One recipe I tested demonstrated the planning needed to complete the recipe. Fortunately, the authors made sure to tell you in the recipe it takes three steps. We found “Blueberry Bliss” to be a rewarding effort. Purity of chocolate flavor is one of the joys of raw chocolates. In many cases we’ve become accustomed to eating chocolate vastly changed by heavy processing. When you get the specified ingredients and follow the instructions, chocolate reveals a different personality. The bigger, stronger flavors pair with a more delicate touch on the tongue rewards the home cook who commits fully to these recipes. Blueberry Bliss combines this different chocolate reality with health-boosting, flavor-happy blueberries.
One note on the Bliss recipe and other candy-cup items in this book will make things easier. I used the mini-cup silicon molds. Although I don’t care for silicon baking pans (floppy, out-of-control and hard to manage in the oven for my taste) the baking cups are dream. I didn’t even need paper liners, though they fit in perfectly. Easy to chill, clean, and fill, those cups made the day.
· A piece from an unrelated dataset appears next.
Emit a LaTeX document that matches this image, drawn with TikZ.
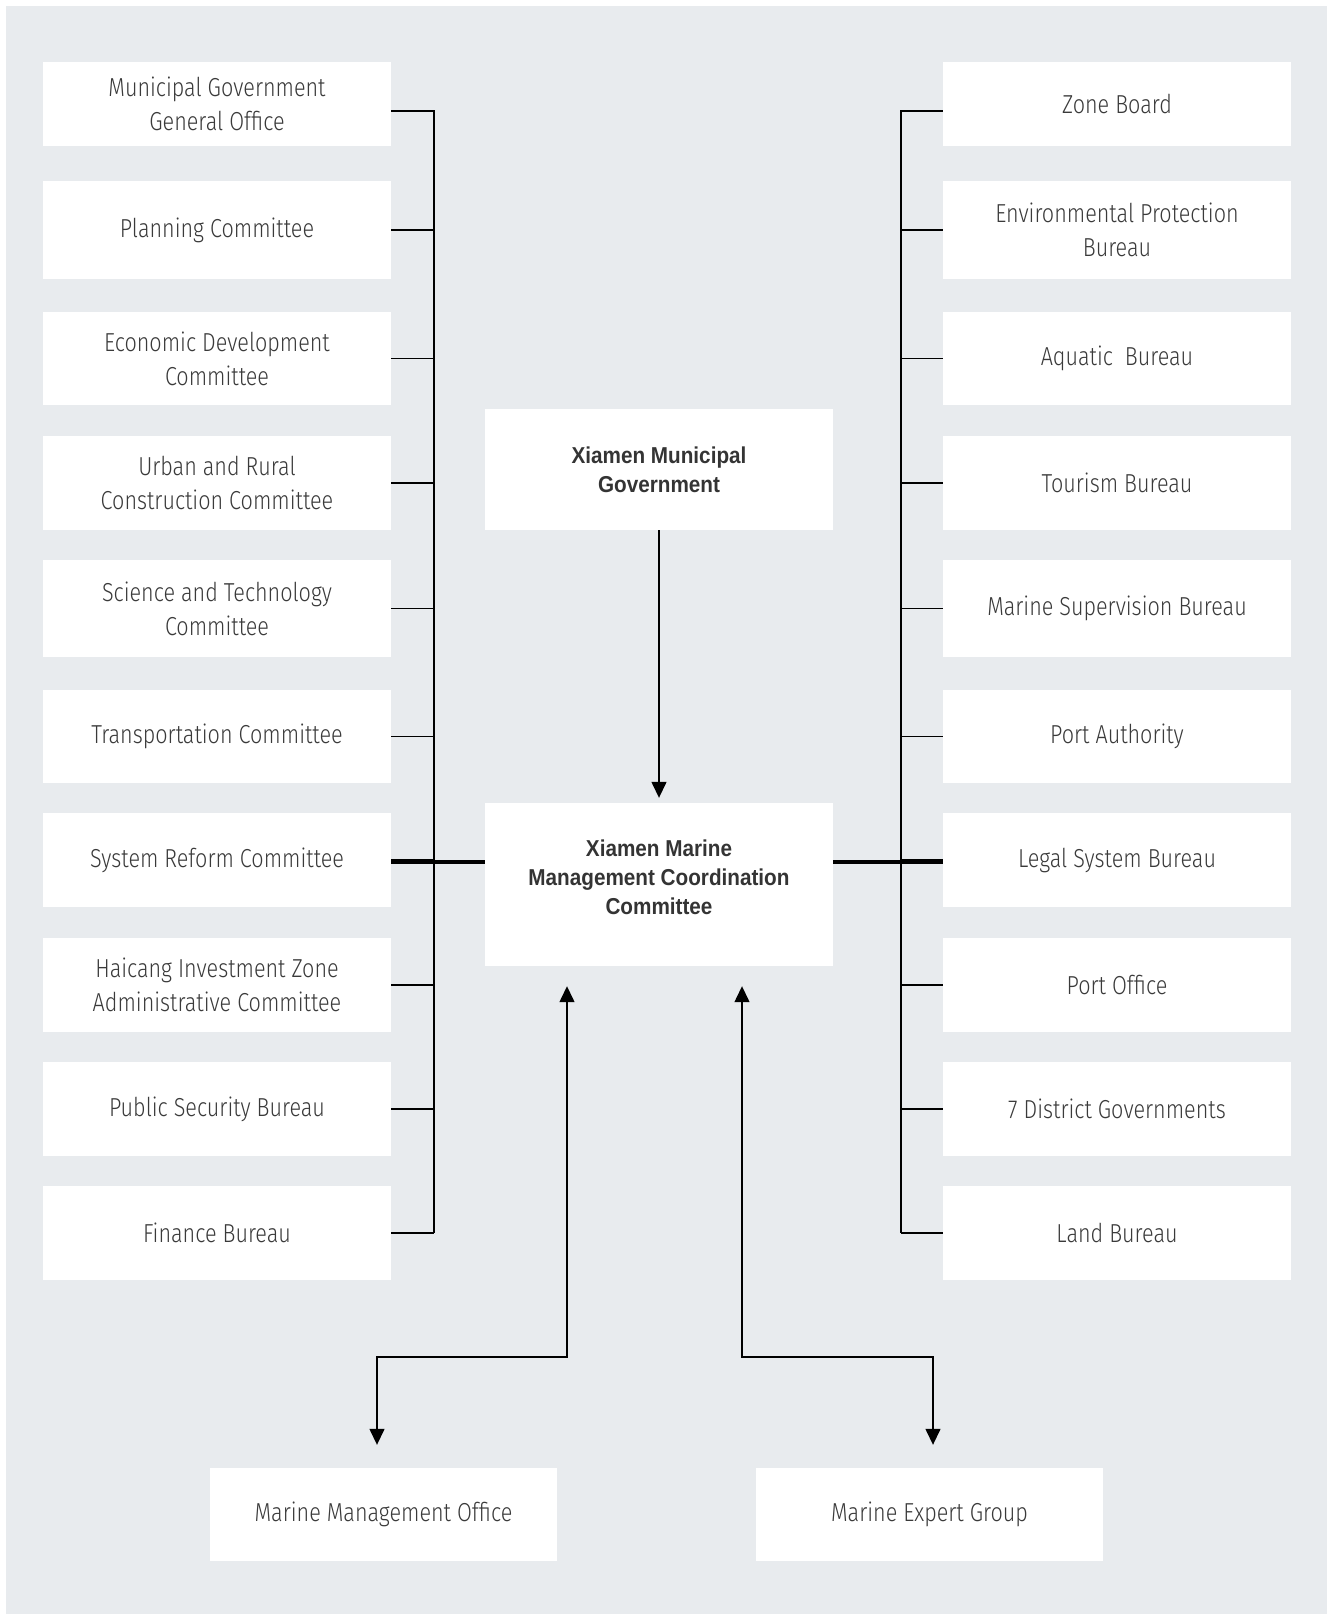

Despite the surfeit of chocolate joy, a white chocolate recipe tore up the tracks and stopped the train dead in place. Part of the fascination with this recipe is the transformation that occurred. Everything was in the food processor, doing the raw food NASCAR routine. Stop the machine, check the texture, taste the results, start the engine and repeat. And repeat. All of a sudden, something changed. The color lightened, the texture lost any tiny remaining graininess. Then the taste: the component flavors disappeared into a deadly blend that dropped me to the kitchen floor in a full-on swoon. I thought only Victorian women swooned, until I tasted “White Chocolate Fudge.”
The ingredient list is pleasantly short for a raw recipe. Clearly soaking the nuts makes them something more than yummy tree-fruit. Raw food techniques intimidate some people. If I can bribe you into giving them a try based on the phenomenal results in “White Chocolate Fudge” or “Blueberry Bliss” you won’t regret venturing into Raw Chocolate territory.